Jobs market concerns affect consumer sentiment

Businesses could find themselves facing difficulties over the coming weeks, as a leading indicator of consumer confidence posts a 5.7 per cent month-on-month fall in December.

The Westpac-Melbourne Institute Consumer Sentiment Index currently has a reading of 91.1 points, down from the 96.6 recorded in November. Although several factors have contributed to this result, it is in part down to fears about conditions in the labour market.

Westpac's Chief Economist Bill Evans commented: "This is a very disturbing result. The index is now at its lowest level since August 2011 when it briefly fell below 90.

"Prior to that you have to go all the way back May 2009 to see a period when the index printed consistently below today's level."

Mr Evans noted it might not be surprising that concern surrounding the labour market has escalated, especially given the uncertainty in the wider economy. The Westpac-Melbourne Institute Unemployment Expectations Index increased 4.4 per cent from November levels, indicating that more people believe the jobless rate will rise over the next 12 months.

"Apart from one higher print in March this year, this is the highest read since June 2009 when respondents were still traumatised by the global financial crisis," he added.

Some of these concerns may have been realised as the Australian Bureau of Statistics (ABS) released its unemployment data for November.

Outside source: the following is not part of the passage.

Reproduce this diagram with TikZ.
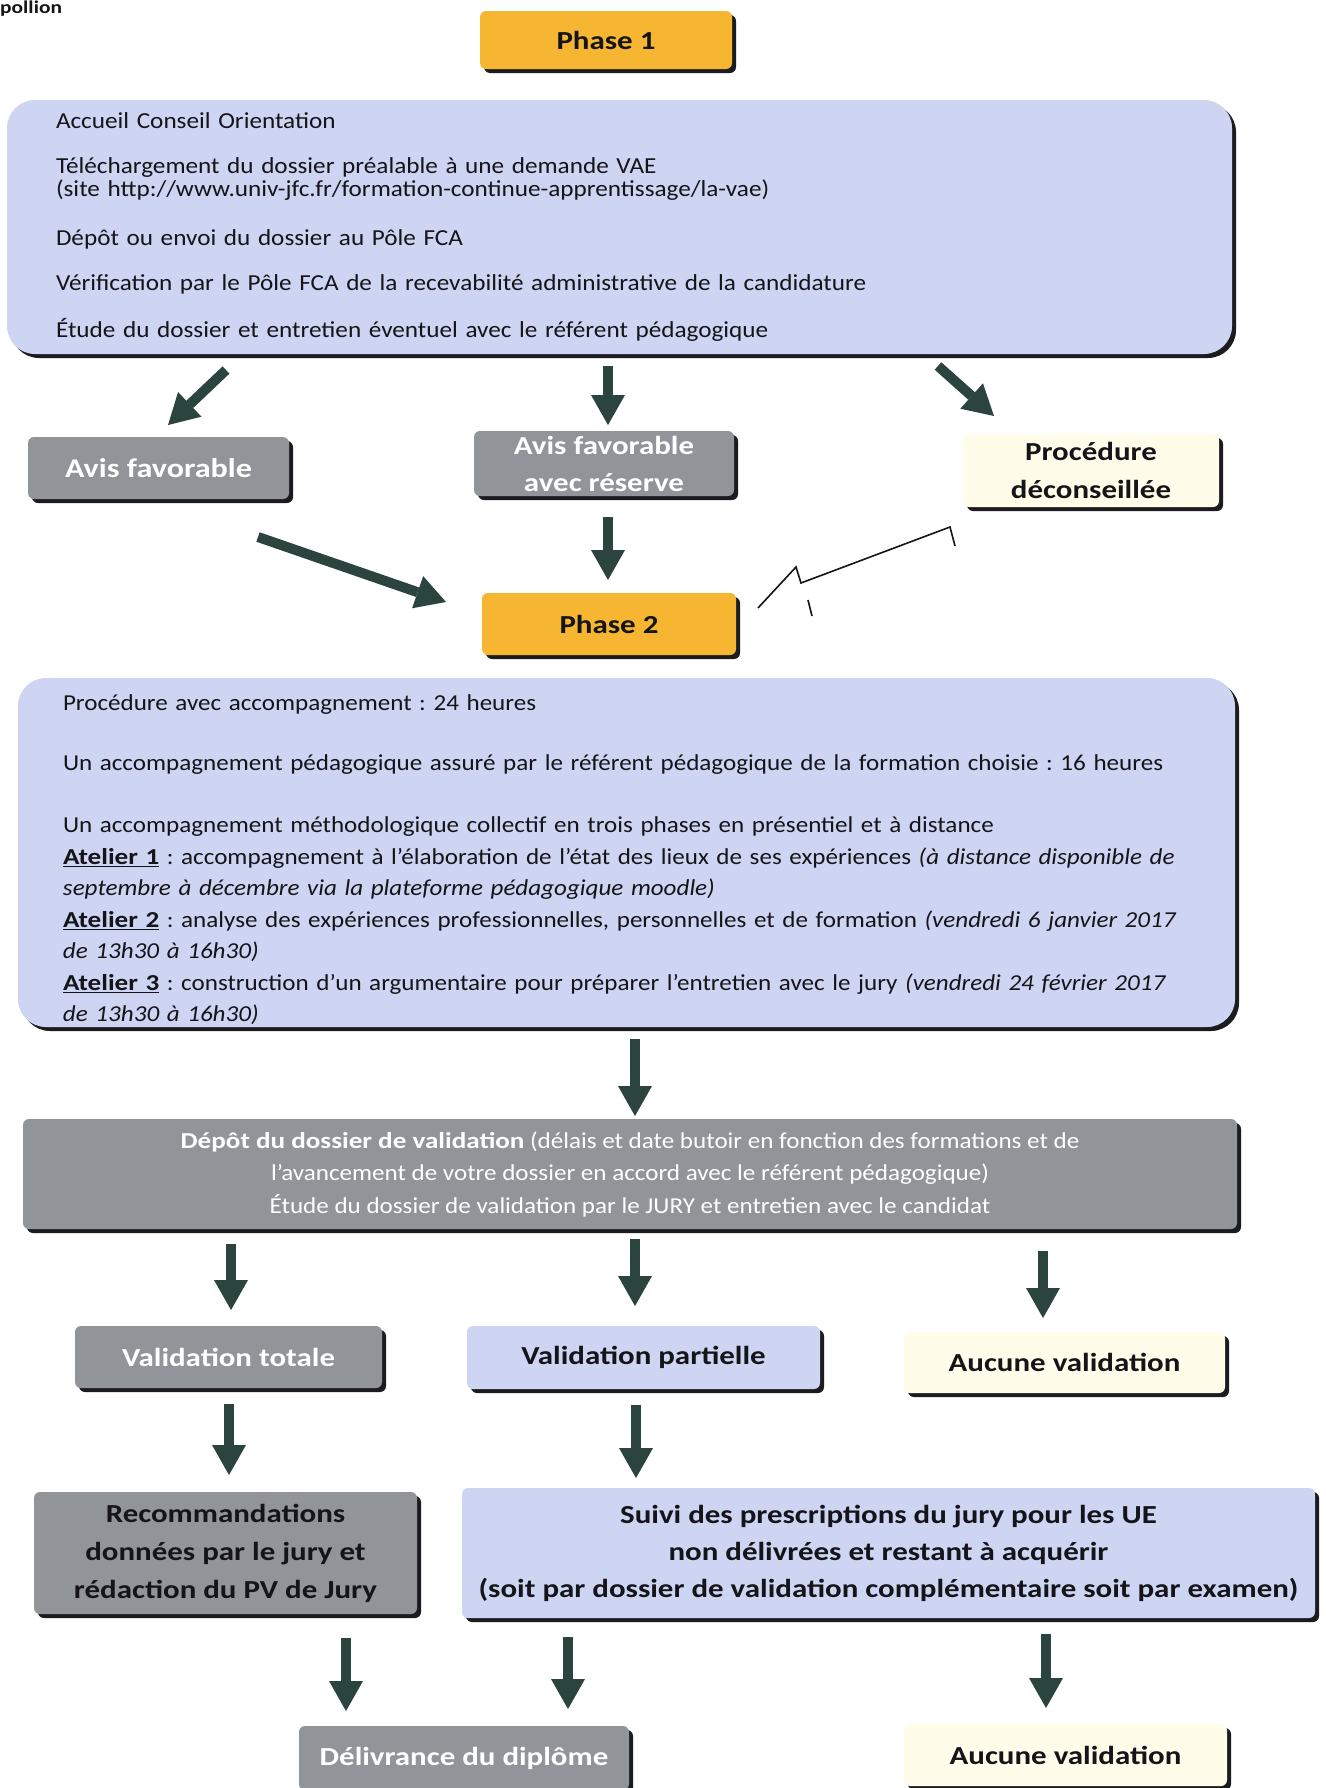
\documentclass[tikz,border=0pt]{standalone}
\usepackage{fontspec}
\setmainfont{Carlito}[
  UprightFeatures={FakeStretch=1.1},
  ItalicFeatures={FakeStretch=1.1},
  BoldFeatures={FakeStretch=1.19},
  BoldItalicFeatures={FakeStretch=1.19}]
\frenchspacing
\usetikzlibrary{shadows,arrows.meta}
\definecolor{boxblue}{RGB}{205,213,242}
\definecolor{boxgray}{RGB}{145,148,153}
\definecolor{boxorange}{RGB}{246,182,50}
\definecolor{boxcream}{RGB}{255,253,234}
\definecolor{arrowcol}{RGB}{44,68,62}
\definecolor{shadowcol}{RGB}{28,28,32}
\definecolor{txtdark}{RGB}{20,20,25}
\tikzset{
  base/.style={rounded corners=6pt, inner sep=0pt, align=center, text=txtdark,
    drop shadow={shadow xshift=4pt, shadow yshift=-4pt, fill=shadowcol, opacity=1}},
  orangebox/.style={base, fill=boxorange, font=\bfseries\fontsize{26}{30}\selectfont},
  graybox/.style={base, fill=boxgray, text=white, font=\bfseries\fontsize{26}{37}\selectfont},
  graydark/.style={base, fill=boxgray, font=\bfseries\fontsize{26}{38}\selectfont},
  bluebox/.style={base, fill=boxblue, font=\bfseries\fontsize{26}{37}\selectfont},
  creambox/.style={base, fill=boxcream, font=\bfseries\fontsize{26}{38}\selectfont},
  bigblue/.style={base, fill=boxblue, rounded corners=28pt, align=left},
  bigarrow/.style={draw=arrowcol, line width=10pt,
    -{Triangle[width=34pt,length=30pt,line width=0pt]}},
  zigzag/.style={draw=txtdark, line width=1.6pt, line join=miter}
}
\begin{document}
\begin{tikzpicture}[x=1pt,y=-1pt]
\useasboundingbox (0,0) rectangle (1325,1788);
\fill[white] (0,0) rectangle (1325,1788);

\node[anchor=north west, inner sep=0pt, text=txtdark, font=\bfseries\fontsize{18}{20}\selectfont] (corner) at (0,1) {pollion};

% Phase 1
\node[orangebox, minimum width=252pt, minimum height=58pt] (ph1) at (606,40) {Phase 1};

% Box 1
\node[bigblue, minimum height=254pt, text width=1127pt, inner xsep=49pt,
      font=\fontsize{22.9}{23}\selectfont] (b1) at (619.5,227) {%
Accueil Conseil Orientation\\[22pt]
Téléchargement du dossier préalable à une demande VAE\\
(site http://www.univ-jfc.fr/formation-continue-apprentissage/la-vae)\\[26pt]
Dépôt ou envoi du dossier au Pôle FCA\\[22pt]
Vérification par le Pôle FCA de la recevabilité administrative de la candidature\\[24pt]
Étude du dossier et entretien éventuel avec le référent pédagogique};

% Row 1 outcomes
\node[graybox, minimum width=261pt, minimum height=62pt, font=\bfseries\fontsize{27}{37}\selectfont] (af) at (158.5,468) {Avis favorable};
\node[graybox, minimum width=260pt, minimum height=65pt] (afr) at (604,463.5) {Avis favorable\\avec réserve};
\node[creambox, minimum width=256pt, minimum height=73pt] (pd) at (1091,470.5) {Procédure\\déconseillée};

% Phase 2
\node[orangebox, minimum width=254pt, minimum height=62pt] (ph2) at (609,624) {Phase 2};

% Box 2
\node[bigblue, minimum height=349pt, text width=1127pt, inner xsep=45pt,
      font=\fontsize{22.8}{31.5}\selectfont] (b2) at (626.5,852.5) {%
\rule{0pt}{31pt}Procédure avec accompagnement : 24 heures\\[28pt]
Un accompagnement pédagogique assuré par le référent pédagogique de la formation choisie : 16 heures\\[31pt]
Un accompagnement méthodologique collectif en trois phases en présentiel et à distance\\
\textbf{\underline{Atelier 1}} : accompagnement à l’élaboration de l’état des lieux de ses expériences \textit{(à distance disponible de}\\
\textit{septembre à décembre via la plateforme pédagogique moodle)}\\
\textbf{\underline{Atelier 2}} : analyse des expériences professionnelles, personnelles et de formation \textit{(vendredi 6 janvier 2017}\\
\textit{de 13h30 à 16h30)}\\
\textbf{\underline{Atelier 3}} : construction d’un argumentaire pour préparer l’entretien avec le jury \textit{(vendredi 24 février 2017}\\
\textit{de 13h30 à 16h30)}};

% Depot
\node[base, fill=boxgray, text=white, minimum width=1214pt, minimum height=110pt,
      font=\fontsize{22.8}{32.5}\selectfont] (dep) at (630,1174) {%
\textbf{Dépôt du dossier de validation} (délais et date butoir en fonction des formations et de\\
l’avancement de votre dossier en accord avec le référent pédagogique)\\
Étude du dossier de validation par le JURY et entretien avec le candidat};

% Row 3
\node[graybox, minimum width=307pt, minimum height=62pt] (vt) at (228.5,1357) {Validation totale};
\node[bluebox, minimum width=353pt, minimum height=63pt] (vp) at (643.5,1357.5) {Validation partielle};
\node[creambox, minimum width=321pt, minimum height=61pt] (av1) at (1064.5,1362.5) {Aucune validation};

% Row 4
\node[graydark, minimum width=383pt, minimum height=122pt] (rec) at (225.5,1553) {Recommandations\\données par le jury et\\rédaction du PV de Jury};
\node[bluebox, minimum width=853pt, minimum height=130pt] (suivi) at (888.5,1553) {Suivi des prescriptions du jury pour les UE\\non délivrées et restant à acquérir\\(soit par dossier de validation complémentaire soit par examen)};

% Row 5
\node[graybox, minimum width=330pt, minimum height=64pt] (deliv) at (464,1758) {Délivrance du diplôme};
\node[creambox, minimum width=323pt, minimum height=62pt] (av2) at (1065.5,1755) {Aucune validation};

% Arrow coordinates
\coordinate (a1s) at (226,370); \coordinate (a1e) at (168,425);
\coordinate (a2s) at (608,366); \coordinate (a2e) at (608,425);
\coordinate (a3s) at (938,366); \coordinate (a3e) at (994,416);
\coordinate (a4s) at (258,537); \coordinate (a4e) at (446,602);
\coordinate (a5s) at (608,517); \coordinate (a5e) at (608,580);
\coordinate (a6s) at (635,1039); \coordinate (a6e) at (635,1116);
\coordinate (a7s) at (231,1244); \coordinate (a7e) at (231,1310);
\coordinate (a8s) at (635,1239); \coordinate (a8e) at (635,1306);
\coordinate (a9s) at (1043,1251); \coordinate (a9e) at (1043,1318);
\coordinate (a10s) at (229,1404); \coordinate (a10e) at (229,1475);
\coordinate (a11s) at (636,1405); \coordinate (a11e) at (636,1478);
\coordinate (a12s) at (346,1638); \coordinate (a12e) at (346,1711);
\coordinate (a13s) at (568,1637); \coordinate (a13e) at (568,1709);
\coordinate (a14s) at (1046,1634); \coordinate (a14e) at (1046,1708);

\foreach \i in {1,...,14} \draw[bigarrow] (a\i s) -- (a\i e);

% broken line
\coordinate (z1) at (758,608); \coordinate (z2) at (796,567);
\coordinate (z3) at (801,583); \coordinate (z4) at (950,527);
\coordinate (z5) at (955,546);
\coordinate (t1) at (808,600); \coordinate (t2) at (812,616);
\draw[zigzag] (z1) -- (z2) -- (z3) -- (z4) -- (z5);
\draw[zigzag] (t1) -- (t2);
\end{tikzpicture}
\end{document}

This marked a rise of less than 1 percentage point from the previous month, bringing the total unemployment rate to 6.3 per cent.

With anxiety growing among consumers, businesses could find investing in productivity solutions is just what they need to thrive in 2015. Maximising the potential of an existing workforce could be the key to companies setting themselves apart from the competition and being able to make the most of any new opportunities that arise.